The last quote I'll put in here comes only a few pages from the end of the novel...It is when Lucius finally has to face the facts with his grandfather, after everything has been sorted out and resolved, post-horse race.

"'Come here,' he said.

'I cant,' I said. 'I lied, I tell you.'

'I know it,' he said.

'Then do something about it. Do anything, just so it's something.'

'I can't,' he said.

'There aint anything to do? Not anything?'

'I didn't say that,' Grandfather said. 'I said I couldn't. You can.'

'What?' I said. 'How can I forget it? Tell me how to.'

'You can't,' he said. 'Nothing is ever forgotten. Nothing is ever lost. It's too valuable.'

'Then what can I do?'

'Live with it,' Grandfather said.

'Live with it? You mean, forever? For the rest of my life? Not ever to get rid of it? Never? I cant. Dont you see I cant?'

'Yes you can,' he said. 'You will. A gentleman always does. A gentleman can live through anything. He faces anything. A gentleman accepts the responsibility of his actions and bears the burden of their consequences, even when he did not himself instigate them but only acquiesced to them, didn't say No though he knew he should. Come here.'" (286)
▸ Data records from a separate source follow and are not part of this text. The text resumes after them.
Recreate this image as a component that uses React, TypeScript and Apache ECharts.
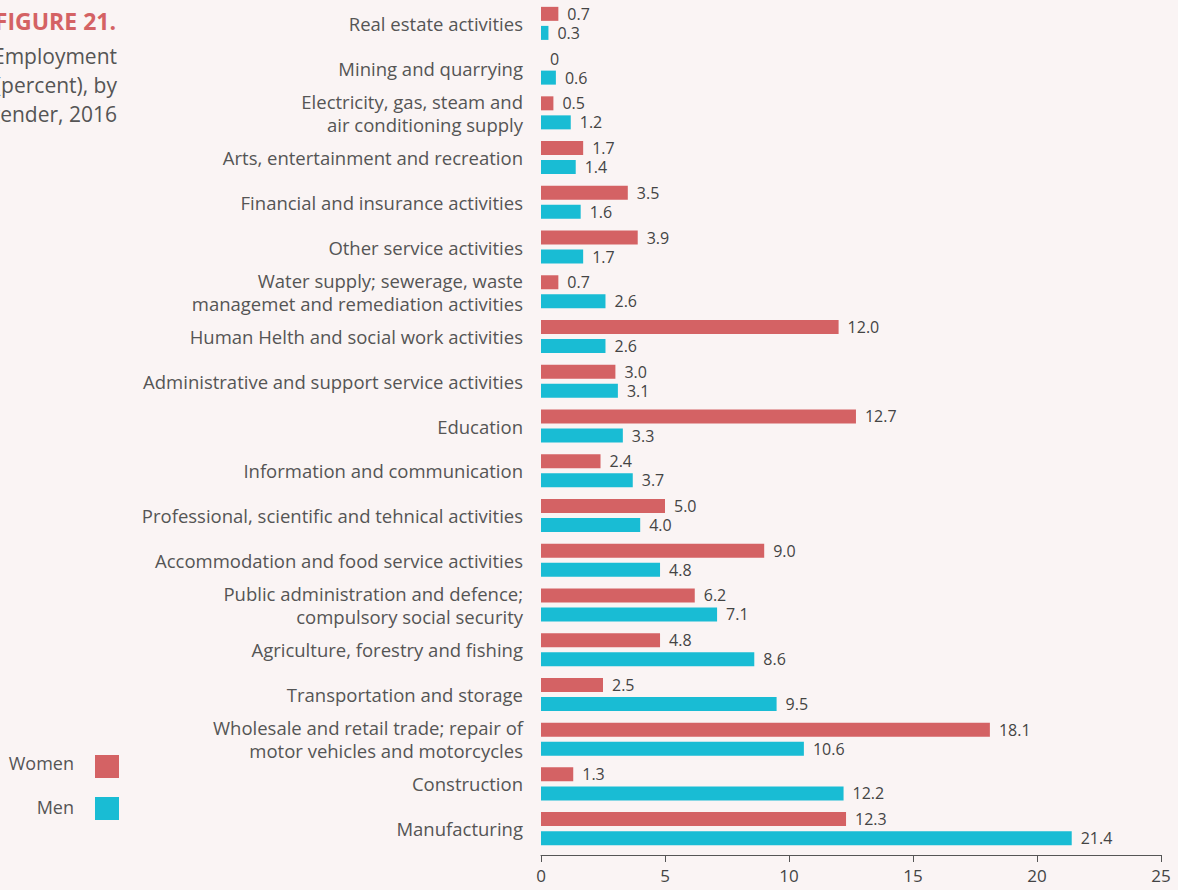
import React, { useEffect, useRef } from "react";
import * as echarts from "echarts";

const categories = [
  "Real estate activities",
  "Mining and quarrying",
  "Electricity, gas, steam and\nair conditioning supply",
  "Arts, entertainment and recreation",
  "Financial and insurance activities",
  "Other service activities",
  "Water supply; sewerage, waste\nmanagemet and remediation activities",
  "Human Helth and social work activities",
  "Administrative and support service activities",
  "Education",
  "Information and communication",
  "Professional, scientific and tehnical activities",
  "Accommodation and food service activities",
  "Public administration and defence;\ncompulsory social security",
  "Agriculture, forestry and fishing",
  "Transportation and storage",
  "Wholesale and retail trade; repair of\nmotor vehicles and motorcycles",
  "Construction",
  "Manufacturing",
];

const women = [0.7, 0, 0.5, 1.7, 3.5, 3.9, 0.7, 12.0, 3.0, 12.7, 2.4, 5.0, 9.0, 6.2, 4.8, 2.5, 18.1, 1.3, 12.3];
const men = [0.3, 0.6, 1.2, 1.4, 1.6, 1.7, 2.6, 2.6, 3.1, 3.3, 3.7, 4.0, 4.8, 7.1, 8.6, 9.5, 10.6, 12.2, 21.4];

const seriesNames = ["Women", "Men"];
const colors = ["#d46264", "#19bcd4"];

const titleText = "FIGURE 21.";
const subtitleLines = ["Employment", "(percent), by", "gender, 2016"];

const FONT = "'Open Sans', sans-serif";

export default function App() {
  const ref = useRef<HTMLDivElement>(null);
  useEffect(() => {
    if (!ref.current) return;
    const chart = echarts.init(ref.current, undefined, { renderer: "svg" });
    const fmt = (p: any) => (p.value === 0 ? "0" : Number(p.value).toFixed(1));
    const label = {
      show: true,
      position: "right",
      distance: 9,
      color: "#444",
      fontSize: 16,
      fontFamily: FONT,
      formatter: fmt,
    };
    const subtitle = subtitleLines.map((t, i) => ({
      type: "text",
      x: 117,
      y: 56 + i * 29,
      style: {
        text: t,
        fill: "#555",
        font: `21px ${FONT}`,
        textAlign: "right",
        textVerticalAlign: "middle",
      },
    }));
    chart.setOption({
      animation: false,
      backgroundColor: "#faf4f4",
      textStyle: { fontFamily: FONT },
      grid: { left: 541, right: 17, top: 1, bottom: 39, containLabel: false },
      xAxis: {
        type: "value",
        min: 0,
        max: 25,
        interval: 5,
        offset: 4,
        splitLine: { show: false },
        axisLine: { show: true, lineStyle: { color: "#555", width: 1 } },
        axisTick: { show: true, length: 7, lineStyle: { color: "#555" } },
        axisLabel: { color: "#444", fontSize: 17, fontFamily: FONT, margin: 12 },
      },
      yAxis: {
        type: "category",
        data: categories,
        inverse: true,
        axisLine: { show: false },
        axisTick: { show: false },
        axisLabel: {
          color: "#555",
          fontSize: 18.5,
          fontFamily: FONT,
          margin: 18,
          lineHeight: 22.5,
          align: "right",
        },
      },
      series: [
        {
          name: seriesNames[0],
          type: "bar",
          data: women,
          barWidth: 14,
          barGap: "36%",
          itemStyle: { color: colors[0] },
          label,
        },
        {
          name: seriesNames[1],
          type: "bar",
          data: men,
          barWidth: 14,
          barGap: "36%",
          itemStyle: { color: colors[1] },
          label,
        },
      ],
      graphic: [
        {
          type: "text",
          x: 116,
          y: 21,
          style: {
            text: titleText,
            fill: colors[0],
            font: `bold 23px ${FONT}`,
            textAlign: "right",
            textVerticalAlign: "middle",
          },
        },
        ...subtitle,
        {
          type: "text",
          x: 74,
          y: 763,
          style: {
            text: seriesNames[0],
            fill: "#555",
            font: `18px ${FONT}`,
            textAlign: "right",
            textVerticalAlign: "middle",
          },
        },
        {
          type: "rect",
          shape: { x: 95, y: 755, width: 24, height: 23 },
          style: { fill: colors[0] },
        },
        {
          type: "text",
          x: 74,
          y: 807,
          style: {
            text: seriesNames[1],
            fill: "#555",
            font: `18px ${FONT}`,
            textAlign: "right",
            textVerticalAlign: "middle",
          },
        },
        {
          type: "rect",
          shape: { x: 95, y: 797, width: 24, height: 23 },
          style: { fill: colors[1] },
        },
      ],
    });
    return () => chart.dispose();
  }, []);
  return <div ref={ref} style={{ width: 1178, height: 890, position: "fixed", left: 0, top: 0 }} />;
}
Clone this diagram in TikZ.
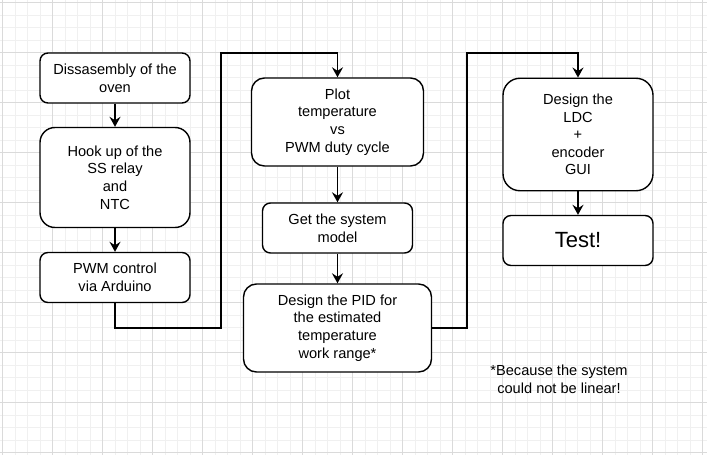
\documentclass[tikz,border=0pt]{standalone}
\usepackage{fontspec}
\setmainfont{Liberation Sans}
\usetikzlibrary{arrows.meta}
\definecolor{minorg}{HTML}{F0F0F0}
\definecolor{majorg}{HTML}{DADADA}
\tikzset{
  minorgrid/.style={draw=minorg, line width=1pt},
  majorgrid/.style={draw=majorg, line width=1pt},
  box/.style={draw=black, fill=white, line width=1.4pt, align=center, inner sep=0pt,
    font=\fontsize{14.6}{17.6}\selectfont},
  conn/.style={draw=black, line width=1.4pt},
  arr/.style={conn, -{Stealth[length=10pt,width=11pt,inset=3.5pt]}},
  note/.style={align=center, inner sep=0pt, font=\fontsize{14.6}{18}\selectfont}
}
\begin{document}
\begin{tikzpicture}[x=1pt,y=-1pt]
\useasboundingbox (0,0) rectangle (707,455);
\fill[white] (0,0) rectangle (707,455);
\foreach \i in {0,...,56} { \draw[minorgrid] ({2.5+12.5*\i},0) -- ({2.5+12.5*\i},455); }
\foreach \i in {0,...,36} { \draw[minorgrid] (0,{2.5+12.5*\i}) -- (707,{2.5+12.5*\i}); }
\foreach \i in {0,...,14} { \draw[majorgrid] ({2.5+50*\i},0) -- ({2.5+50*\i},455); }
\foreach \i in {0,...,9} { \draw[majorgrid] (0,{2.5+50*\i}) -- (707,{2.5+50*\i}); }

\node[box, minimum width=150pt, minimum height=50pt, rounded corners=8pt] (b1) at (115,78) {Dissasembly of the\\oven};
\node[box, minimum width=150pt, minimum height=100pt, rounded corners=15pt] (b2) at (115,177.5) {Hook up of the\\SS relay\\and\\NTC};
\node[box, minimum width=150pt, minimum height=50pt, rounded corners=8pt] (b3) at (115,277.5) {PWM control\\via Arduino};
\node[box, minimum width=172pt, minimum height=88pt, rounded corners=13pt] (plot) at (337.5,122) {Plot\\temperature\\vs\\PWM duty cycle};
\node[box, minimum width=150pt, minimum height=50pt, rounded corners=8pt] (model) at (337.5,228) {Get the system\\model};
\node[box, minimum width=188pt, minimum height=88pt, rounded corners=13pt] (pid) at (337.5,328) {Design the PID for\\the estimated\\temperature\\work range*};
\node[box, minimum width=150pt, minimum height=112.5pt, rounded corners=17pt] (ldc) at (578,134.5) {Design the\\LDC\\+\\encoder\\GUI};
\node[box, minimum width=150pt, minimum height=50pt, rounded corners=8pt, font=\fontsize{22}{26}\selectfont] (test) at (578,240.5) {Test!};
\node[note] (fn) at (559,379) {*Because the system\\could not be linear!};

\coordinate (j1) at (221,328);
\coordinate (j2) at (221,53);
\coordinate (k1) at (467,328);
\coordinate (k2) at (467,53);

\draw[arr] (b1) -- (b2);
\draw[arr] (b2) -- (b3);
\draw[arr] (b3.south) |- (j1) -- (j2) -| (plot.north);
\draw[arr] (plot) -- (model);
\draw[arr] (model) -- (pid);
\draw[arr] (pid.east) -- (k1) -- (k2) -| (ldc.north);
\draw[arr] (ldc) -- (test);
\end{tikzpicture}
\end{document}
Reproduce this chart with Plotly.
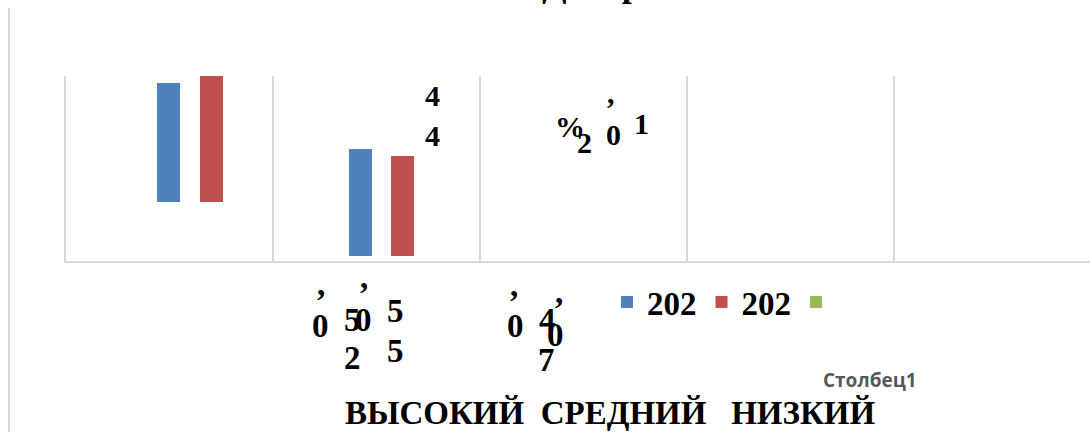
import plotly.graph_objects as go

# ---------------- data ----------------
categories = ["ВЫСОКИЙ", "СРЕДНИЙ", "НИЗКИЙ"]
series_names = ["202", "202", ""]
extra_label = "Столбец1"
title_text = "Диаграмма"

# bar extents (axis units 0..100)
bar_x = [0, 1]
s1_bottom = [31.9, 2.7]
s1_top = [96.2, 60.5]
s2_bottom = [31.9, 2.7]
s2_top = [104.0, 56.8]
s3_values = [0, 0]

# broken data-label fragments (text as shown)
frag_text_top = ["4", "4", "%", "2", ",", "0", "1"]
frag_text_bottom = [",", "0", "5", "0", ",", "2", "5", "5",
                    ",", "0", "4", ",", "0", "7"]

# ---------------- layout helpers ----------------
W, H = 1090, 432
L, R, T, B = 66, 0, 76, 171
PW, PH = W - L - R, H - T - B
SLOT = 207.0

def px(xp):
    return (xp - L) / PW

def py(yp):
    return (H - B - yp) / PH

BLUE, RED, GREEN = "#4f81bd", "#c0504d", "#9bbb59"
GRID = "#d9d9d9"
SERIF = "Liberation Serif, Times New Roman, serif"

bar_w = 23 / SLOT
off1 = [(157 - L) / SLOT - 0.5 - 0, (349 - L) / SLOT - 0.5 - 1]
off2 = [(200 - L) / SLOT - 0.5 - 0, (391 - L) / SLOT - 0.5 - 1]

fig = go.Figure()
fig.add_trace(go.Bar(
    x=bar_x, y=[t - b for t, b in zip(s1_top, s1_bottom)], base=s1_bottom,
    name=series_names[0], marker=dict(color=BLUE, line=dict(width=0)),
    width=[bar_w] * 2, offset=off1))
fig.add_trace(go.Bar(
    x=bar_x, y=[t - b for t, b in zip(s2_top, s2_bottom)], base=s2_bottom,
    name=series_names[1], marker=dict(color=RED, line=dict(width=0)),
    width=[bar_w] * 2, offset=off2))
fig.add_trace(go.Bar(
    x=bar_x, y=s3_values, name=series_names[2],
    marker=dict(color=GREEN, line=dict(width=0)), width=[bar_w] * 2))

annotations = []

# fragments: (x center px, baseline px)
pos_top = [(432, 107), (432, 147), (570, 138), (584, 154), (611, 104),
           (613, 146), (641, 135)]
pos_bottom = [(321, 296), (320, 338), (352, 332), (363, 332), (364, 289),
              (352, 370), (395, 323), (395, 363), (514, 297), (515, 338),
              (547, 332), (559, 304), (555, 347), (546, 372)]

def frag(txt, xc, base, size):
    bottom = base + 0.216 * size + 1
    annotations.append(dict(
        text=txt, x=px(xc), y=py(bottom), xref="paper", yref="paper",
        xanchor="center", yanchor="bottom", showarrow=False,
        font=dict(family=SERIF, size=size, color="black", weight="bold")))

for t, (xc, b) in zip(frag_text_top, pos_top):
    frag(t, xc, b, 30)
for t, (xc, b) in zip(frag_text_bottom, pos_bottom):
    frag(t, xc, b, 33)

# category labels
annotations.append(dict(
    text=categories[0] + "  " + categories[1] + "   " + categories[2],
    x=px(610), y=py(425 + 0.216 * 33 + 1), xref="paper", yref="paper",
    xanchor="center", yanchor="bottom", showarrow=False,
    font=dict(family=SERIF, size=33, color="black", weight="bold")))

# stray series label
annotations.append(dict(
    text=extra_label, x=px(821), y=py(380), xref="paper", yref="paper",
    xanchor="left", yanchor="middle", showarrow=False,
    font=dict(family="Open Sans, Lato, sans-serif", size=19,
              color="#595959", weight="bold")))

# clipped title
annotations.append(dict(
    text=title_text, x=px(540), y=py(-3 + 0.216 * 36 + 1), xref="paper",
    yref="paper", xanchor="left", yanchor="bottom", showarrow=False,
    font=dict(family=SERIF, size=36, color="black", weight="bold")))

shapes = [dict(type="line", xref="paper", yref="paper",
               x0=px(9), x1=px(9), y0=py(8), y1=py(H + 2),
               line=dict(color=GRID, width=2))]

fig.update_layout(
    width=W, height=H,
    margin=dict(l=L, r=R, t=T, b=B, pad=0),
    paper_bgcolor="white", plot_bgcolor="white",
    barmode="overlay",
    showlegend=True,
    legend=dict(orientation="h", x=px(607), y=py(302), xanchor="left",
                yanchor="middle", font=dict(family=SERIF, size=33,
                                            color="black", weight="bold"),
                bgcolor="rgba(0,0,0,0)", traceorder="normal",
                itemclick=False),
    xaxis=dict(range=[-0.5, -0.5 + PW / SLOT], tick0=-0.5, dtick=1,
               showgrid=True, gridcolor=GRID, gridwidth=1.5,
               showticklabels=False, ticks="", zeroline=False,
               showline=True, linecolor=GRID, linewidth=2, fixedrange=True),
    yaxis=dict(range=[0, 100], showgrid=False, showticklabels=False,
               ticks="", zeroline=False, showline=True, linecolor=GRID,
               linewidth=1.5, fixedrange=True),
    annotations=annotations, shapes=shapes,
)

fig.write_html("out.html", config={"displayModeBar": False},
               post_script="document.body.style.margin='0px';"
                           "document.body.style.overflow='hidden';")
It is not uncanny to me that both book #99 and book #100 have a theme of boys growing up and learning about how the world really works, and where their sense of morality fits in. Young Lucius has much to grapple with as he ends up being the jockey in the horse race, but also comes to the defense of a whore on behalf of her lady-ness(for lack of a better term). I went on a road trip in order to move out here, with two other people who are still very dear friends to me, and I learned a lot about them, and myself. Faulkner's The Reivers showed the characters in his Pulitzer prize-winning work something about themselves, too.